Really depends on what you expect to get from this experiment. I'd pull a sample sheet from each batch and develop it as is. See how much fog is there. Maybe it's good and maybe not. I was printing the other day with what I thought was relatively fresh paper, but it was so badly fogged after only a few years in my darkroom (and it doesn't get hot in there and no radioactive waste nearby). I'm going to make black paper out of it as any other use is not worth my time.

Good luck. YMMV

What will you use black paper for?

Greg
12-Oct-2016, 15:55
Thanks all. Now I know what the container of Benzotriazole was doing in my darkroom.

Greg

domaz
12-Oct-2016, 16:03
Here's another possible flow chart for expired paper:

Step 1: Fix out the paper and wash it
Step 2: Use it to make Carbon transfer prints.

Doremus Scudder
13-Oct-2016, 01:29
1 gram per liter (1000 cc) is 0.1%, right?

Yes indeed! I think this is the second time in a couple of weeks I've made this error! Hope it doesn't confuse anyone.

0.1% is the dilution I was going for, not 1%. Thanks for pointing this out, Koran.

Doremus

tgtaylor
13-Oct-2016, 08:33
Problem: How many mL is 1.375% of 25mL?

Solution:

(X/25mL)*100% = 1.375%
(X*100%/25mL)= 1.375%
X*100% = (25mL*1.375%) = 34.375%mL
X = (34.375%mL/100%)
X = 0.344mL
X = 0.34mL

Thomas

Tin Can
13-Oct-2016, 09:22
Since Slide Rule days, I always figure my decimal point first.

But I forgot how to use a slide rule, got one right here...

Now, how about significant digits...:)

koraks
13-Oct-2016, 10:30
Yes indeed! I think this is the second time in a couple of weeks I've made this error! Hope it doesn't confuse anyone.

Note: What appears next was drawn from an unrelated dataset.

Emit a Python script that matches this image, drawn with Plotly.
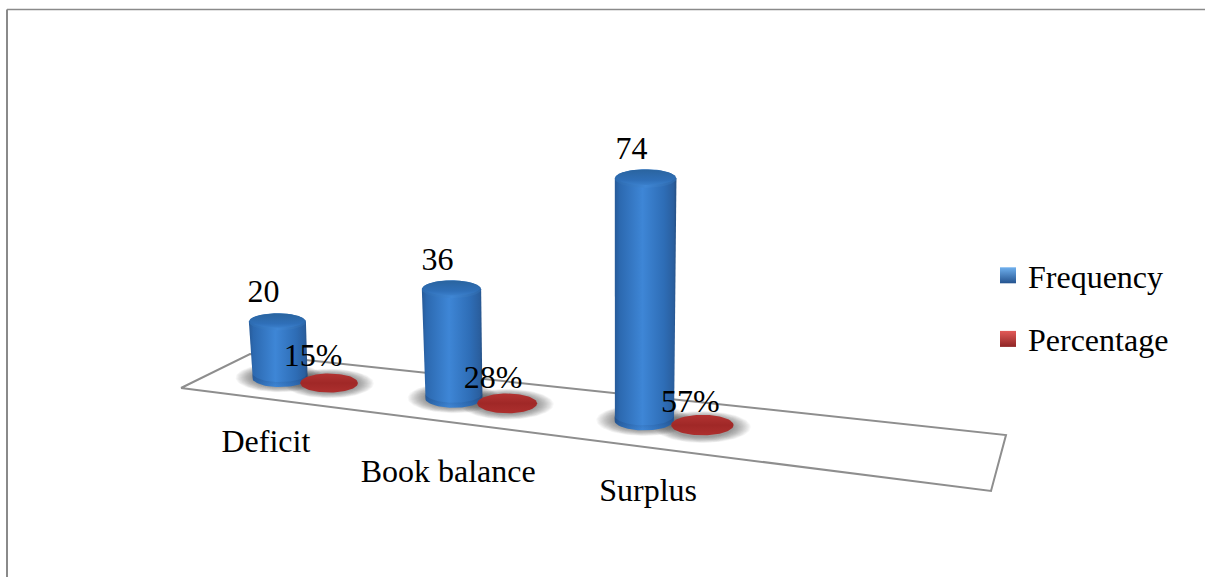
import numpy as np
import plotly.graph_objects as go

# Chart data
categories = ["Deficit", "Book balance", "Surplus"]
frequency = [20, 36, 74]
percentage = [15, 28, 57]
series_names = ["Frequency", "Percentage"]

# Floor corners in page pixels: near-left, near-right, far-right, far-left
NL, NR, FR, FL = (181, 388), (991, 491), (1006, 435), (250, 354)
FONT = "Liberation Serif, Times New Roman, serif"
FONT_SIZE = 32
# Where each cluster's two bars stand along the floor
CYLINDER_U = (0.1075, 0.3735, 0.623)
DISK_U = (0.187, 0.4475, 0.692)
BAR_DEPTH = 0.5
HEIGHT_UNIT = 2.82
LABEL_OFFSETS = [(-14, 66), (-5.5, 76), (4, 73)]

BODY_SCALE = [
    [0.0, "#275a98"], [0.08, "#2c69b0"], [0.45, "#3e86d6"],
    [0.8, "#2e6db6"], [0.95, "#2a5f9f"], [1.0, "#264f82"],
]
CAP_SCALE = [[0.0, "#3a7fcb"], [0.3, "#2f6fb8"], [1.0, "#2a649f"]]
RIM_SCALE = [[0.0, "#2c69ad"], [0.5, "#3f86d4"], [1.0, "#2c66a8"]]
DISK_SCALE = [[0.0, "#ad2f2e"], [0.5, "#a02827"], [1.0, "#b23332"]]


def solve_floor():
    """Projective map from the unit floor square to page pixels."""
    dx1, dy1 = NR[0] - FR[0], NR[1] - FR[1]
    dx2, dy2 = FL[0] - FR[0], FL[1] - FR[1]
    sx = NL[0] - NR[0] + FR[0] - FL[0]
    sy = NL[1] - NR[1] + FR[1] - FL[1]
    det = dx1 * dy2 - dx2 * dy1
    g = (sx * dy2 - dx2 * sy) / det
    h = (dx1 * sy - sx * dy1) / det

    def project(u, v):
        w = g * u + h * v + 1
        x = (NR[0] * (g + 1) - NL[0]) * u + (FL[0] * (h + 1) - NL[0]) * v + NL[0]
        y = (NR[1] * (g + 1) - NL[1]) * u + (FL[1] * (h + 1) - NL[1]) * v + NL[1]
        return x / w, y / w, 1 / w

    return project


project = solve_floor()
fig = go.Figure()


def radius(scale):
    return 28.5 * np.sqrt(scale / 0.99)


def ellipse(cx, cy, rx, ry):
    t = np.linspace(0, 2 * np.pi, 90)
    return cx + rx * np.cos(t), cy + ry * np.sin(t)


def add_fill(xs, ys, scale, kind="horizontal"):
    fig.add_trace(go.Scatter(
        x=xs, y=ys, mode="lines", fill="toself", line=dict(width=0),
        fillgradient=dict(type=kind, colorscale=scale),
        showlegend=False, hoverinfo="skip",
    ))


def add_shadow(cx, cy, rx, ry):
    # Soft contact shadow built from stacked translucent ellipses
    for k in np.linspace(1.55, 1.0, 16):
        xs, ys = ellipse(cx, cy, rx * k, ry * k)
        fig.add_trace(go.Scatter(
            x=xs, y=ys, mode="lines", fill="toself", line=dict(width=0),
            fillcolor="rgba(70,70,70,0.045)", showlegend=False, hoverinfo="skip",
        ))


def add_cylinder(cx, cy, scale, value):
    rx = radius(scale)
    height = HEIGHT_UNIT * scale * value
    lean = (cx - 600) * height * 1.4e-4
    tx, ty = cx + lean, cy - height
    rx_low = rx * 0.97
    ry_top, ry_low = rx * 0.3, rx * 0.33
    t = np.linspace(0, np.pi, 45)
    xs = np.concatenate([[tx - rx], cx - rx_low * np.cos(t), [tx + rx, tx - rx]])
    ys = np.concatenate([[ty], cy + ry_low * np.sin(t), [ty, ty]])
    add_fill(xs, ys, BODY_SCALE)
    # Darkening along the lower curve of the body
    band_x = np.concatenate([cx - rx_low * np.cos(t), cx + rx_low * np.cos(t)])
    band_y = np.concatenate([cy - 5 + ry_low * np.sin(t), cy + ry_low * np.sin(t)])
    add_fill(band_x, band_y, [[0, "rgba(25,60,110,0)"], [1, "rgba(25,60,110,0.4)"]], "vertical")
    # Bevelled cap: a lighter rim under a darker top face
    xs, ys = ellipse(tx, ty, rx, ry_top)
    add_fill(xs, ys, RIM_SCALE)
    xs, ys = ellipse(tx, ty - 1.2, rx * 0.95, ry_top * 0.85)
    add_fill(xs, ys, CAP_SCALE, "vertical")
    return tx, ty


def add_disk(cx, cy, scale, value):
    rx = radius(scale)
    height = HEIGHT_UNIT * scale * value
    xs, ys = ellipse(cx, cy - height, rx, rx * 0.33)
    add_fill(xs, ys, DISK_SCALE, "vertical")
    return cx, cy - height


# Floor outline
corners = [project(u, v)[:2] for u, v in [(0, 0), (1, 0), (1, 1), (0, 1), (0, 0)]]
fig.add_trace(go.Scatter(
    x=[c[0] for c in corners], y=[c[1] for c in corners], mode="lines",
    line=dict(color="#8e8e8e", width=2), showlegend=False, hoverinfo="skip",
))

# Base positions of every bar on the floor
bases = [
    (project(cu, BAR_DEPTH), project(du, BAR_DEPTH))
    for cu, du in zip(CYLINDER_U, DISK_U)
]

for (fx, fy, fs), (px, py, ps) in bases:
    add_shadow(fx, fy, radius(fs), radius(fs) * 0.33)
    add_shadow(px, py, radius(ps), radius(ps) * 0.33)

freq_labels, pct_labels = [], []
for idx, ((fx, fy, fs), (px, py, ps)) in enumerate(bases):
    tx, ty = add_cylinder(fx, fy, fs, frequency[idx])
    dx, dy = add_disk(px, py, ps, percentage[idx] / 100)
    freq_labels.append((tx - 14, ty - 27.5))
    pct_labels.append((dx - 16 + (dx - 329) * 0.0107, dy - 25 + (dx - 329) * 0.0094))


def add_text(points, texts):
    fig.add_trace(go.Scatter(
        x=[p[0] for p in points], y=[p[1] for p in points], text=texts,
        mode="text", textposition="middle center",
        textfont=dict(family=FONT, size=FONT_SIZE, color="#000000"),
        showlegend=False, hoverinfo="skip",
    ))


add_text(freq_labels, [str(v) for v in frequency])
add_text(pct_labels, [f"{v}%" for v in percentage])
add_text(
    [(b[0][0] + o[0], b[0][1] + o[1]) for b, o in zip(bases, LABEL_OFFSETS)],
    categories,
)

# Legend keys
key_styles = [("#24538f", "#6fb0ee"), ("#8f2525", "#e25a58")]
for name, (color, light) in zip(series_names, key_styles):
    fig.add_trace(go.Scatter(
        x=[None], y=[None], mode="markers", name=name, legendgroup=name,
        marker=dict(symbol="square", size=17, color=light,
                    gradient=dict(type="vertical", color=color),
                    line=dict(width=0)),
    ))

fig.update_layout(
    width=1205, height=577,
    margin=dict(l=0, r=0, t=0, b=0),
    paper_bgcolor="#ffffff", plot_bgcolor="#ffffff",
    xaxis=dict(range=[0, 1205], visible=False, fixedrange=True),
    yaxis=dict(range=[577, 0], visible=False, fixedrange=True),
    legend=dict(
        x=988 / 1205, y=1 - 248 / 577, xanchor="left", yanchor="top",
        font=dict(family=FONT, size=FONT_SIZE, color="#000000"),
        bgcolor="rgba(0,0,0,0)", tracegroupgap=19, itemwidth=30,
    ),
    shapes=[
        dict(type="line", xref="paper", yref="paper", x0=7 / 1205, x1=1,
             y0=1 - 9.5 / 577, y1=1 - 9.5 / 577, line=dict(color="#8a8a8a", width=1.5)),
        dict(type="line", xref="paper", yref="paper", x0=7 / 1205, x1=7 / 1205,
             y0=0, y1=1 - 9.5 / 577, line=dict(color="#8a8a8a", width=2)),
    ],
)

fig.write_html("out.html", config={"displayModeBar": False})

0.1% is the dilution I was going for, not 1%. Thanks for pointing this out, Koran.

Doremus

Thanks for taking it the right way and my apologies for my pedantry ;)
The reason I pointed it out was because I've frequently run into posts (not just here) on alt processes and they would involve formulae that I couldn't figure out if they were correct or not. Case in point was the mention of someone developing Van Dyke brown prints in a 'very weak' solution of rodinal, namely 1%. Well, that's just 1+100 basically and I can assure you this will turn Amy van dyke print pitch black regardless if it had received any exposure ;) It's very well possible the author in fact meant 0.1%, which is indeed in the range where something interesting happens.
Again my apologies, this time for the off topic remarks.